Figures from Dubai’s Department of Tourism and Commerce Marketing (DTMC) claim that visitors arriving from Europe, Russia and the Americas during the first six months of 2008 fell by 17%, 16% and 26% respectively, but Bremner believes that these declines are temporary.

“Dubai, as a mature destination, will continue to focus on diversifying its offerings to attract new segments, such as budget travelers and new source countries. Up-and-coming Abu Dhabi will continue to invest in its differentiated offer, appearing more regularly on international itineraries. The future for travel and tourism looks less gloomy for the country as a whole,” she explained.
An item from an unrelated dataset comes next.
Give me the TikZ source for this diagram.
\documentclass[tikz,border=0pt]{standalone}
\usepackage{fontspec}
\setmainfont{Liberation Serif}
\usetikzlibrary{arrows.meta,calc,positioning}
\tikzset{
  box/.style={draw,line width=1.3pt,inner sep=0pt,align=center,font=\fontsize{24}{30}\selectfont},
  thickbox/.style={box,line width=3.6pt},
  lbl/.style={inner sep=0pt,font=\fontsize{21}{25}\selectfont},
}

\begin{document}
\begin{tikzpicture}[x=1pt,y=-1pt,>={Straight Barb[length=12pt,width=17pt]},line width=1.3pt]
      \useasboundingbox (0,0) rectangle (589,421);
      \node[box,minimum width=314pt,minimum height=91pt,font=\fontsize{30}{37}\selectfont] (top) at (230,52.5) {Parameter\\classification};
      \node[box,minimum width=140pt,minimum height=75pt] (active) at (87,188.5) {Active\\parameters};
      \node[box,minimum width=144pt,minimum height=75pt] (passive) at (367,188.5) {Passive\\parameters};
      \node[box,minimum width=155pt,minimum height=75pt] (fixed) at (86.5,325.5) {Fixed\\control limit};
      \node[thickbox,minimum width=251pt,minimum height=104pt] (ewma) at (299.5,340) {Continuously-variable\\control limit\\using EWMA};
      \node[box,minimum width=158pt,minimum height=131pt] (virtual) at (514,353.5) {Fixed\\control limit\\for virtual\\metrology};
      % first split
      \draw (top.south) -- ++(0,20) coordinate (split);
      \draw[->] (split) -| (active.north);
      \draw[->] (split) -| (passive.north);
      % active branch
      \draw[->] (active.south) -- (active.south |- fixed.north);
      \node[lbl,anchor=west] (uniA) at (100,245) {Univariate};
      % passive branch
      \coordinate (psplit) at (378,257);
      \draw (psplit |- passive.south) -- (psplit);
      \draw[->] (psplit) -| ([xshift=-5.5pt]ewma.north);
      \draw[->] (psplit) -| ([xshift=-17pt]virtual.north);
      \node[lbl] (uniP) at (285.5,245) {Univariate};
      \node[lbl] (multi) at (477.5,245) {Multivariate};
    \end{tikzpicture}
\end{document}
“Airlines like Emirates are offering discounts and budget hotel operators like Centro, Express by Holiday Inn and Premier Inn are gaining ground in the accommodation sector, with easyHotel set to start operations later this year,” she added.

“The rise of Islamic hotels such as Rayhaan will also appeal to GCC visitors.”
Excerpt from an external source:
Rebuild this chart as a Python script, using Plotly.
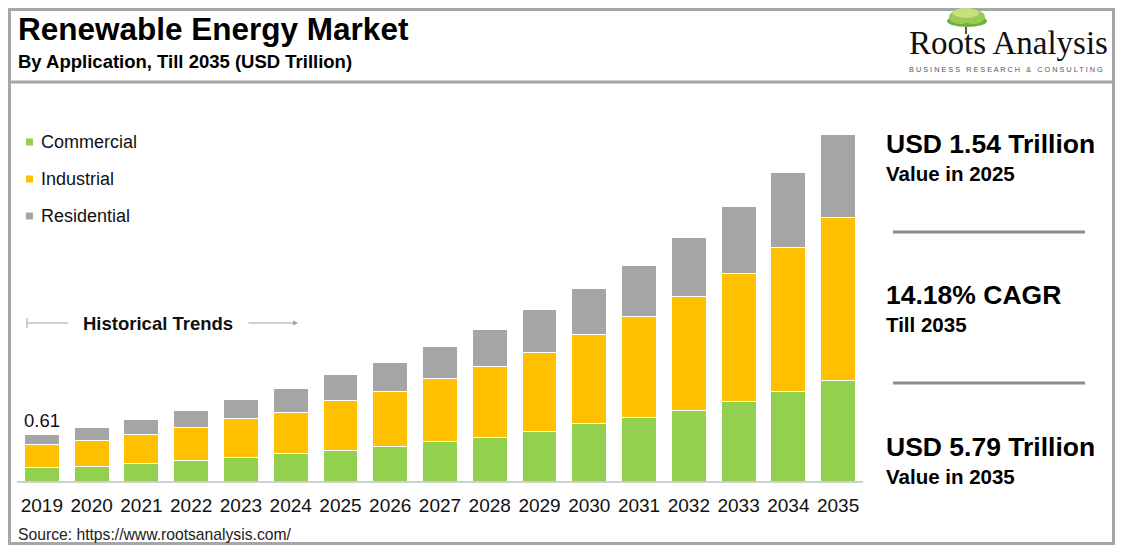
import plotly.graph_objects as go

# values (USD trillion), bottom to top of each stack
years = list(range(2019, 2036))
commercial = [0.18, 0.19, 0.23, 0.26, 0.30, 0.36, 0.40, 0.45, 0.51, 0.57, 0.64, 0.74, 0.82, 0.91, 1.03, 1.16, 1.30]
industrial = [0.29, 0.34, 0.38, 0.44, 0.51, 0.53, 0.64, 0.71, 0.82, 0.91, 1.03, 1.16, 1.31, 1.48, 1.66, 1.87, 2.12]
residential = [0.14, 0.17, 0.19, 0.22, 0.25, 0.31, 0.34, 0.38, 0.42, 0.48, 0.55, 0.60, 0.67, 0.77, 0.87, 0.97, 1.08]
series_names = ['Commercial', 'Industrial', 'Residential']
series_colors = ['#92D050', '#FFC000', '#A5A5A5']
first_label = '0.61'

kpis = [('USD 1.54 Trillion', 'Value in 2025'), ('14.18% CAGR', 'Till 2035'), ('USD 5.79 Trillion', 'Value in 2035')]

# page body has an 8px margin, so the figure is sized to fit inside the window without scrollbars
OFF = 8
W, H = 1107, 537
ML, MR, MT, MB = 9, 252, 112, 64
PW, PH = W - ML - MR, H - MT - MB
FONT = 'Liberation Sans, Arial, sans-serif'
BORDER = '#A6A6A6'

# page pixel -> paper helpers for the decoration around the plot
def px(x): return (x - OFF - ML) / PW
def py(y): return (H - MB - (y - OFF)) / PH

fig = go.Figure()
for name, vals, col in zip(series_names, [commercial, industrial, residential], series_colors):
    fig.add_bar(x=years, y=vals, name=name, marker=dict(color=col, line=dict(color='white', width=1)),
                showlegend=False)

shapes, annos = [], []

# outer frame + header separator
shapes.append(dict(type='rect', xref='paper', yref='paper', x0=px(9.5), x1=px(1113.5), y0=py(543.5), y1=py(9.5),
                   line=dict(color=BORDER, width=3)))
shapes.append(dict(type='line', xref='paper', yref='paper', x0=px(9.5), x1=px(1113.5), y0=py(82), y1=py(82),
                   line=dict(color=BORDER, width=3)))

annos.append(dict(xref='paper', yref='paper', x=px(16), y=py(29), xanchor='left', yanchor='middle',
                  text='<b>Renewable Energy Market</b>', showarrow=False, font=dict(family=FONT, size=31.5, color='black')))
annos.append(dict(xref='paper', yref='paper', x=px(16), y=py(62), xanchor='left', yanchor='middle',
                  text='<b>By Application, Till 2035 (USD Trillion)</b>', showarrow=False,
                  font=dict(family=FONT, size=18.5, color='black')))

# logo: little tree + wordmark
shapes.append(dict(type='line', xref='paper', yref='paper', x0=px(966), x1=px(966), y0=py(34), y1=py(22),
                   line=dict(color='#4f5d34', width=2)))
for (x0, x1, y0, y1, c) in [(947, 987, 15, 27, '#6FB03E'), (949, 972, 10, 24, '#9CCB55'),
                            (962, 985, 10, 24, '#9CCB55'), (953, 979, 8, 18, '#C6E07E')]:
    shapes.append(dict(type='circle', xref='paper', yref='paper', x0=px(x0), x1=px(x1), y0=py(y1), y1=py(y0),
                       fillcolor=c, line=dict(width=0)))
annos.append(dict(xref='paper', yref='paper', x=px(1008), y=py(43), xanchor='center', yanchor='middle',
                  text='Roots Analysis', showarrow=False,
                  font=dict(family='Liberation Serif, Times New Roman, serif', size=33, color='#111111')))
annos.append(dict(xref='paper', yref='paper', x=px(1006), y=py(69), xanchor='center', yanchor='middle',
                  text=' '.join('BUSINESS RESEARCH & CONSULTING').replace('   ', '\u00a0\u00a0\u00a0'),
                  showarrow=False, font=dict(family=FONT, size=7.3, color='#555555')))

# legend
for i, (name, col) in enumerate(zip(series_names, series_colors)):
    yc = 142 + 37 * i
    shapes.append(dict(type='rect', xref='paper', yref='paper', x0=px(26), x1=px(33), y0=py(yc + 3.5),
                       y1=py(yc - 3.5), fillcolor=col, line=dict(width=0)))
    annos.append(dict(xref='paper', yref='paper', x=px(39), y=py(yc), xanchor='left', yanchor='middle',
                      text=name, showarrow=False, font=dict(family=FONT, size=18, color='#111111')))

# historical trends marker
shapes.append(dict(type='line', xref='paper', yref='paper', x0=px(27), x1=px(68), y0=py(323), y1=py(323),
                   line=dict(color='#A0A0A0', width=1)))
shapes.append(dict(type='line', xref='paper', yref='paper', x0=px(27), x1=px(27), y0=py(318), y1=py(328),
                   line=dict(color='#A0A0A0', width=1)))
annos.append(dict(xref='paper', yref='paper', x=px(298), y=py(323), ax=-51, ay=0, axref='pixel',
                  ayref='pixel', showarrow=True, arrowhead=2, arrowsize=1, arrowwidth=1, arrowcolor='#A0A0A0', text=''))
annos.append(dict(xref='paper', yref='paper', x=px(158), y=py(323), xanchor='center', yanchor='middle',
                  text='<b>Historical Trends</b>', showarrow=False, font=dict(family=FONT, size=18.5, color='#111111')))

# value over first bar
annos.append(dict(x=years[0], y=commercial[0] + industrial[0] + residential[0], xref='x', yref='y',
                  yanchor='bottom', text=first_label, showarrow=False, yshift=1,
                  font=dict(family=FONT, size=18.5, color='#111111')))

# right-hand KPI panel
kpi_y = [144, 295, 447]
for (big, small), yc in zip(kpis, kpi_y):
    annos.append(dict(xref='paper', yref='paper', x=px(884), y=py(yc), xanchor='left', yanchor='middle',
                      text=f'<b>{big}</b>', showarrow=False, font=dict(family=FONT, size=26.5, color='black')))
    annos.append(dict(xref='paper', yref='paper', x=px(884), y=py(yc + 29), xanchor='left', yanchor='middle',
                      text=f'<b>{small}</b>', showarrow=False, font=dict(family=FONT, size=20.5, color='black')))
for yl in [232, 383]:
    shapes.append(dict(type='line', xref='paper', yref='paper', x0=px(893), x1=px(1085), y0=py(yl), y1=py(yl),
                       line=dict(color='#8C8C8C', width=3)))

annos.append(dict(xref='paper', yref='paper', x=px(16), y=py(534), xanchor='left', yanchor='middle',
                  text='Source: https://www.rootsanalysis.com/', showarrow=False,
                  font=dict(family=FONT, size=15.7, color='#222222')))

fig.update_layout(
    width=W, height=H, barmode='stack', bargap=0.3,
    margin=dict(l=ML, r=MR, t=MT, b=MB, pad=0),
    paper_bgcolor='white', plot_bgcolor='white',
    font=dict(family=FONT, color='#111111'),
    shapes=shapes, annotations=annos,
    xaxis=dict(range=[2018.5, 2035.5], tickmode='array', tickvals=years, ticktext=[str(y) for y in years],
               showgrid=False, zeroline=False, showline=True, linecolor='#D0D0D0', linewidth=1.5,
               ticks='outside', ticklen=6, tickcolor='rgba(0,0,0,0)', tickfont=dict(family=FONT, size=19, color='#111111')),
    yaxis=dict(range=[0, PH * 0.61 / 47], visible=False),
)

fig.write_html('out.html')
Bremner will be giving her views on the region’s industry at Arabian Travel Market 2009, the travel and tourism exhibition taking place in Dubai in May, and Arabian Travel Market’s group exhibitions director Mark Walsh admitted that the issue of the global economic situation would be a priority at this year’s event.

“The current financial climate and its effects on the tourism and travel industry make the 2009 edition of Arabian Travel Market one of the most relevant and important to date. We’re striving to attract industry analysts such as Euromonitor International to give our visitors the most up-to-date and essential information,” he said.